Control limits on a c-chart dictate the boundaries within which the process should operate under normal circumstances. These limits are not set arbitrarily; they are statistically calculated to represent the expected variation for a stable process.
For our exercise:

• The Center Line (\( \bar{c} \)) is the average number of errors over the observed periods.
• The Upper Control Limit (UCL) and Lower Control Limit (LCL) are calculated using the average and its standard deviation.

The formulas involve adding and subtracting three times the square root of the average to the average itself. This gives us:\[ UCL = \bar{c} + 3\sqrt{\bar{c}} \]\[ LCL = \bar{c} - 3\sqrt{\bar{c}} \]These boundaries help identify when the process might be experiencing something unusual, challenging you to investigate further.

statistical control

A process is considered in statistical control if all the data points lie within the calculated control limits, and there are no patterns or trends, like continuous upward or downward slopes.
To determine if our spelling error data is in statistical control, we plot the points on the c-chart in relation to the control limits.

• Points within the limits indicate the process is generally stable.
• Points outside suggest potential issues needing attention, such as investigating unusual events.
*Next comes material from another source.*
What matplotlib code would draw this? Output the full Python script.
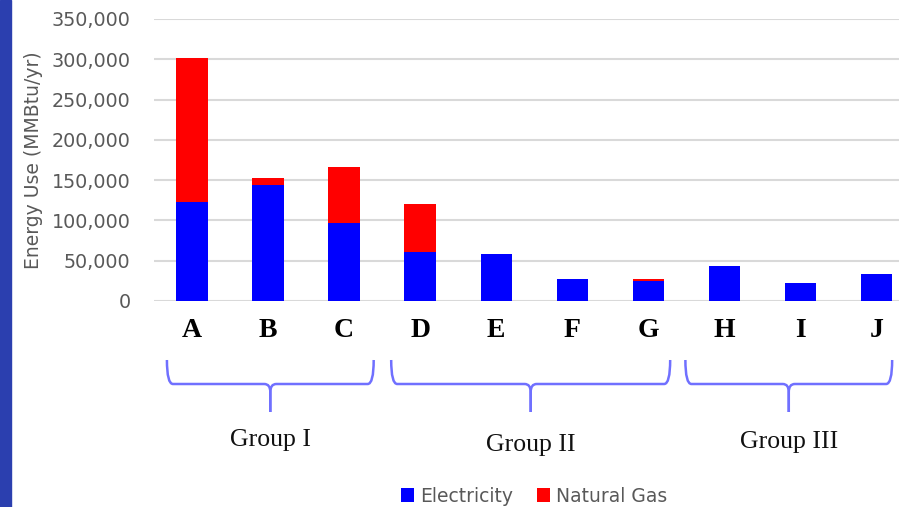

Continuously assessing statistical control ensures processes remain consistent, making it easier to predict outcomes and improve quality over time.

assignable causes

Assignable causes are significant sources of variation that can affect a process, causing it to go out of control. In the context of our spelling errors, an assignable cause could be a faulty spell-check algorithm for a particular week.
When points lie outside the control limits:

• Analyze them to search for any known or identifiable causes.
• Remove points attributed to known assignable causes to adjust the control limits better reflecting true process behavior.

Once the assignable causes are found and addressed, the remaining data will be used to recalculate control limits, providing a more accurate representation of the ongoing process stability. By doing this, the quality of output is improved, ensuring that systematic errors are reduced or eliminated efficiently.